Bob Fosse cerró la década con otra propuesta original, Empieza el espectáculo (1979), película un tanto pretenciosa y sin la genialidad de Cabaret.
En los años 80 el musical siguió produciendo películas de cierto éxito, pero sin ser más que propuestas aisladas que no lograban hacer renacer un género que seguía languideciendo. Podemos destacar films como la comedia Granujas a todo ritmo (John Landis, 1980), con una banda sonora espectacular, Fama (Alan Parker, 1980) o Annie (John Huston, 1982). Y será de nuevo Alan Parker el que nos presente un musical de cierto éxito, Evita (1996), con la cantante Madonna como protagonista, un oasis en el panorama de finales de siglo.
En cuanto al siglo XXI, parece que nos trae cierta sabia nueva. Moulin Rouge! (Baz Luhrmann, 2001) produjo reacciones diversas, desde los que la califican como obra maestra hasta los que la detestan por vacía y pretenciosa. Con una estética mareante y el recurso a éxitos consagrados de la música pop, logró que se volviera a hablar con fuerza del género.

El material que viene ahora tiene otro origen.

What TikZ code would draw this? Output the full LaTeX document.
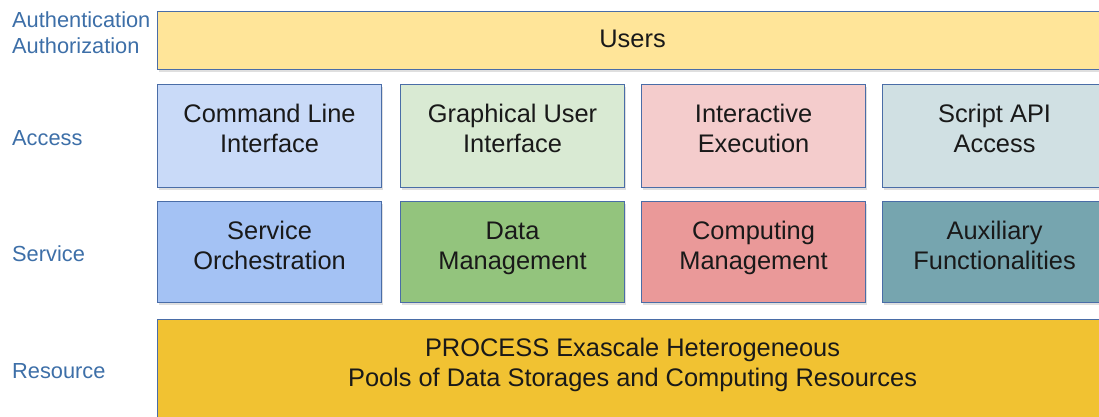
\documentclass[tikz,border=0pt]{standalone}
\usepackage{fontspec}
\setmainfont{Liberation Sans}
\usetikzlibrary{shadows}
\definecolor{edge}{HTML}{4A6DA7}
\definecolor{labelblue}{HTML}{3D6FA8}
\definecolor{cUsers}{HTML}{FFE599}
\definecolor{cCli}{HTML}{C9DAF8}
\definecolor{cGui}{HTML}{D9EAD3}
\definecolor{cInter}{HTML}{F4CCCC}
\definecolor{cScript}{HTML}{D0E0E3}
\definecolor{cOrch}{HTML}{A4C2F4}
\definecolor{cData}{HTML}{93C47D}
\definecolor{cComp}{HTML}{EA9999}
\definecolor{cAux}{HTML}{76A5AF}
\definecolor{cRes}{HTML}{F1C232}
% two centred lines with uniform line boxes
\newcommand\twolines[2]{\strut#1\\\strut#2}
\tikzset{
  layerbox/.style={draw=edge, line width=1.1pt, anchor=north west, inner sep=0pt,
    drop shadow={opacity=0.25, shadow xshift=1.5pt, shadow yshift=-2pt}},
  cell/.style={layerbox, minimum width=224pt, minimum height=103pt},
  boxtext/.style={align=center, inner sep=0pt, text=black!90,
    font=\fontsize{25.4}{30}\selectfont, yshift=4pt},
  layerlabel/.style={anchor=west, align=left, inner sep=0pt, text=labelblue,
    font=\fontsize{21.8}{26}\selectfont}
}
\begin{document}
\begin{tikzpicture}[x=1pt,y=-1pt]
\useasboundingbox (0,0) rectangle (1099,417);
\fill[white] (0,0) rectangle (1099,417);
\clip (0,0) rectangle (1099,417);

% layer names
\node[layerlabel] (lauth) at (12,33) {Authentication\\Authorization};
\node[layerlabel] (lacc) at (12,138) {Access};
\node[layerlabel] (lsrv) at (12,254) {Service};
\node[layerlabel] (lres) at (12,371) {Resource};

% users layer
\node[layerbox, fill=cUsers, minimum width=950pt, minimum height=58pt] (users) at (157,11) {};
\node[boxtext, yshift=-5pt] (users-t) at (users.center) {\strut Users};

% access layer
\node[cell, fill=cCli] (cli) at (157,84) {};
\node[cell, fill=cGui] (gui) at (400,84) {};
\node[cell, fill=cInter] (inter) at (641,84) {};
\node[cell, fill=cScript] (script) at (882,84) {};
\node[boxtext, yshift=1pt] (cli-t) at (cli.center) {\twolines{Command Line}{Interface}};
\node[boxtext, yshift=1pt] (gui-t) at (gui.center) {\twolines{Graphical User}{Interface}};
\node[boxtext, yshift=1pt] (inter-t) at (inter.center) {\twolines{Interactive}{Execution}};
\node[boxtext, yshift=1pt] (script-t) at (script.center) {\twolines{Script API}{Access}};

% service layer
\node[cell, fill=cOrch, minimum height=101pt] (orch) at (157,201) {};
\node[cell, fill=cData, minimum height=101pt] (data) at (400,201) {};
\node[cell, fill=cComp, minimum height=101pt] (comp) at (641,201) {};
\node[cell, fill=cAux, minimum height=101pt] (aux) at (882,201) {};
\node[boxtext, yshift=-0.5pt] (orch-t) at (orch.center) {\twolines{Service}{Orchestration}};
\node[boxtext, yshift=-0.5pt] (data-t) at (data.center) {\twolines{Data}{Management}};
\node[boxtext, yshift=-0.5pt] (comp-t) at (comp.center) {\twolines{Computing}{Management}};
\node[boxtext, yshift=-0.5pt] (aux-t) at (aux.center) {\twolines{Auxiliary}{Functionalities}};

% resource layer
\node[layerbox, fill=cRes, minimum width=950pt, minimum height=100pt] (res) at (157,319) {};
\node[boxtext] (res-t) at (res.center)
  {\twolines{PROCESS Exascale Heterogeneous}{Pools of Data Storages and Computing Resources}};
\end{tikzpicture}
\end{document}
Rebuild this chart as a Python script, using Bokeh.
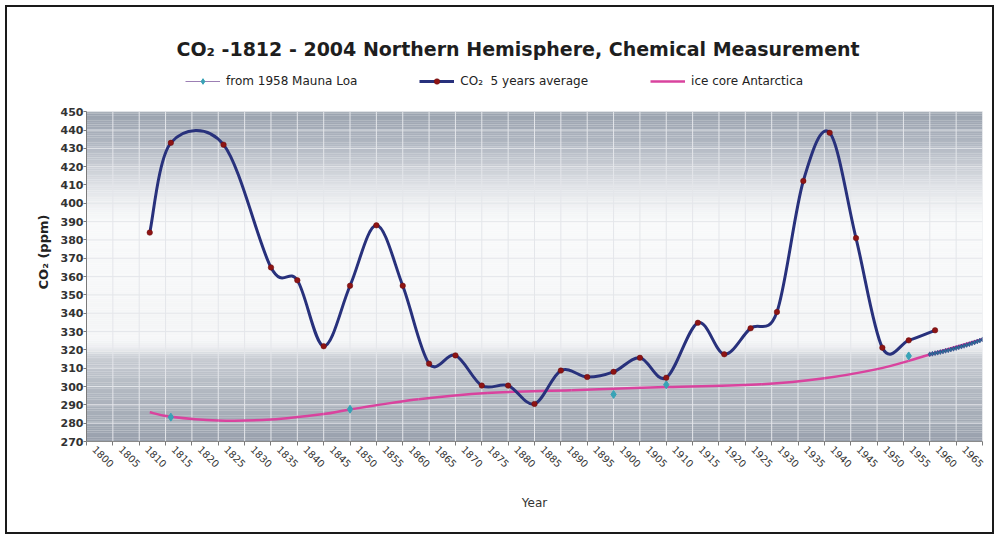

Pero será Chicago (Rob Marshall, 2002), que se inspira en Cabaret (Bob Fosse, 1972), con su Oscar a la mejor película, la que demuestre que el musical aún puede ofrecernos películas de calidad.
A Chicago siguieron otros films de éxito como El fantasma de la ópera (Joel Schumacher, 2004), Dreamgirls (Bill Condon, 2006), exitoso y premiado drama que recrea la vida y carrera de un conocido trío de los años 60 y 70, The Dreamettes, Hairspray (Adam Shankman, 2007), remake del film homónimo de John Waters de 1988, supuso la vuelta de John Travolta al musical, cosechando un notable éxito. merced a una buena banda sonora o ¡Mamma mía! (Phyllida Lloyd, 2008), que fue un gran éxito también, apoyándose en lo seguro al adaptar el musical del famoso grupo pop Abba. Propuestas que indican que aún no está todo dicho y que el musical, si bien los tiempos han cambiado y es posible que no vuelva a gozar de una época dorada como antaño, puede seguir ofreciendo productos de gran calidad y buena acogida si sabe conectar con los nuevos gustos estéticos y musicales.